For Matthew Arnold the future of poetry was immense (Arnold 11) because it based everything on ideas rather than on facts (which are the bases of science). Hence poetry had a tremendous future for Arnold and would even serve as a substitute for religion (Arnold 11). In Sri Aurobindo’s criticism there is reference to “The Future Poetry” which is the title of his treatise on poetic theory. The bringing together of poetry and the future seems to be something Aurobindo learnt from Arnold. “Future” and “Poetry” are words that Arnold puts into the very first sentence of his essay, “The Study of Poetry”, quoting from his own earlier writing:

The future of poetry is immense, because in poetry, where it is worthy of its high destinies, our race, as time goes on, will find an ever surer and surer stay. There is not a creed which is not shaken, not an accredited dogma which is not shown to be questionable, nor a received tradition which does not threaten to dissolve. Our religion has materialised itself in the fact, in the supposed fact; it has attached its emotion to the fact, and now the fact is failing it. But for poetry the idea is everything; the rest is a world of illusion, of divine illusion. Poetry attaches its emotion to the idea; the idea is the fact. The strongest part of our religion today is its unconscious poetry (Arnold 11).
Sri Aurobindo’s critical ideas come not only from Matthew Arnold, to whom he owes much, but also from the British Romantics. He imbibed literary ideas from the British literary world, of the nineteenth and earlier centuries, to complement and complete his own theory of poetry and then gave back to it what he considered necessary to complement and complete the knowledge of the West.

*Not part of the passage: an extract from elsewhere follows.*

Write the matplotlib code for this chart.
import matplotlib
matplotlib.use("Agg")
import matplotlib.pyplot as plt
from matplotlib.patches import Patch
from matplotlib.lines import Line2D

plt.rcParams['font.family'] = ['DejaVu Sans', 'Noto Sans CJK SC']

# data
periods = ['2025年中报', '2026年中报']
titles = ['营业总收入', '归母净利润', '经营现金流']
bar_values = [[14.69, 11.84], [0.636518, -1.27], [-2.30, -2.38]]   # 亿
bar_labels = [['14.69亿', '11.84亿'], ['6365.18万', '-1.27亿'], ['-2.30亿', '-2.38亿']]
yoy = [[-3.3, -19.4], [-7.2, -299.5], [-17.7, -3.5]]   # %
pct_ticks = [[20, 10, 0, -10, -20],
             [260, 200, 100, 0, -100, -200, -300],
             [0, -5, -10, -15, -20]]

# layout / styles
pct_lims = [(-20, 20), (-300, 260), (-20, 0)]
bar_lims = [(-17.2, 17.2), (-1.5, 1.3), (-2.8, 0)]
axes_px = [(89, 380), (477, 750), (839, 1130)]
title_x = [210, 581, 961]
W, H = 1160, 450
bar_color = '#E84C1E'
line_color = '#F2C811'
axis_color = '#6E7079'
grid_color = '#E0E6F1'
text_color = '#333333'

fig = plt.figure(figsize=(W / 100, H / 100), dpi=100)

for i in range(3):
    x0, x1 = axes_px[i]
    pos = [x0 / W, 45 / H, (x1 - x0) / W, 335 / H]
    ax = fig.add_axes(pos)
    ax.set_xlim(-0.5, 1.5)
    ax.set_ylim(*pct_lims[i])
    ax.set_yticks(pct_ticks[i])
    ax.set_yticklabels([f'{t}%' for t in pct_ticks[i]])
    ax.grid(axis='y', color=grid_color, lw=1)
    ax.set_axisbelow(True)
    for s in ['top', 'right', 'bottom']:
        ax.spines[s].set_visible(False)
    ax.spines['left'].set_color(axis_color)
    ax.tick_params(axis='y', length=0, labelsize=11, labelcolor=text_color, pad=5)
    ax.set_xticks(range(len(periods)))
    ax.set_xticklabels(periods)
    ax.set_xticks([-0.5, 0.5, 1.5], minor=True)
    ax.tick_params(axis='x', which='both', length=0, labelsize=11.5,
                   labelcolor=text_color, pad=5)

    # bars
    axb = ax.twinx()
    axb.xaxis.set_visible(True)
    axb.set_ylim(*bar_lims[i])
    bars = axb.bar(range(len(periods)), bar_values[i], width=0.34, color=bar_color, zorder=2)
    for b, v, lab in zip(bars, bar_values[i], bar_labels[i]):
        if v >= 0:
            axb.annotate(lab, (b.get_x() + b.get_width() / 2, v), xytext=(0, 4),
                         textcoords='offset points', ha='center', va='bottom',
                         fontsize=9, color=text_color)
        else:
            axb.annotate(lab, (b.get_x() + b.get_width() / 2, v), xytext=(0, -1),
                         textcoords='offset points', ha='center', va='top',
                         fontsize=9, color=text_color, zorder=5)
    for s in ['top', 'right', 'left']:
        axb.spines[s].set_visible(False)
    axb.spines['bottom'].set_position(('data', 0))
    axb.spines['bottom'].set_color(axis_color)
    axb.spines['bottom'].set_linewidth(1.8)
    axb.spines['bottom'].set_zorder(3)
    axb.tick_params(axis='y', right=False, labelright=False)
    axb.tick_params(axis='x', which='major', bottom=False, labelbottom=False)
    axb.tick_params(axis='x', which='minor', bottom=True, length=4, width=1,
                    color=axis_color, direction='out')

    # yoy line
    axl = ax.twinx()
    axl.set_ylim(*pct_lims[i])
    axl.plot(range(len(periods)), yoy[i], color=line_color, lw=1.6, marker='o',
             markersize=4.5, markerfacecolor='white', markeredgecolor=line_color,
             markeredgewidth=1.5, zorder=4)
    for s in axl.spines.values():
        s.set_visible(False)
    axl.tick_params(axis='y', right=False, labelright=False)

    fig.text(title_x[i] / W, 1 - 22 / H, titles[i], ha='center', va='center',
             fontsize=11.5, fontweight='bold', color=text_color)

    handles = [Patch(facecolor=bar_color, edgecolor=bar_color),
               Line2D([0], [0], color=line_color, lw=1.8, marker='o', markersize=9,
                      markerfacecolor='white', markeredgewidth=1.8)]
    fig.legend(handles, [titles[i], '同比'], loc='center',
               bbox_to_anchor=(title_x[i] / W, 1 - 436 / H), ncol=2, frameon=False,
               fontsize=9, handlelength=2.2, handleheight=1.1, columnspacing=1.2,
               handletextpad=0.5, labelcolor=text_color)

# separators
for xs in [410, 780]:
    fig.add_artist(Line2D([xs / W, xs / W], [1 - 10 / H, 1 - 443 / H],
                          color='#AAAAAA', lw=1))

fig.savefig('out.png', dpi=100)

A very significant feature of Sri Aurobindo’s criticism is that in it there is the co-existence of a spiritual and romantic strain. The influence of Matthew Arnold on Sri Aurobindo is obvious. But this influence can be traced back to writings of earlier romantic poet-critics like Keats and Coleridge. For Sri Aurobindo “beauty” and “truth” are criteria with great relevance. To scholars of our times, such criteria are somewhat vague.
But for Sri Aurobindo these are valid criteria deserving our serious attention. Coleridge-like, Sri Aurobindo also speaks about the relevance of the imagination in the creative process. He speaks with a sense of authority as though what he says is the final truth. This could be a result of his study of Sanskrit poetics and otherwise spiritual concerns which often grapple with a sense of right and wrong and sometimes deal in absolutes.
Sri Aurobindo seems to have taken certain literary concepts from Coleridge. The passage that follows contains echoes from Coleridge: [...] It could be a concern of the post-colonial critic today to investigate reasons for why the Western critic becomes well known and the Indian, who anticipates him, less known. It cannot be denied that Sri Aurobindo’s contribution to literary criticism was phenomenal and needs greater attention. One of the few Indians who worked hard in this direction is C. D. Narasimhaiah.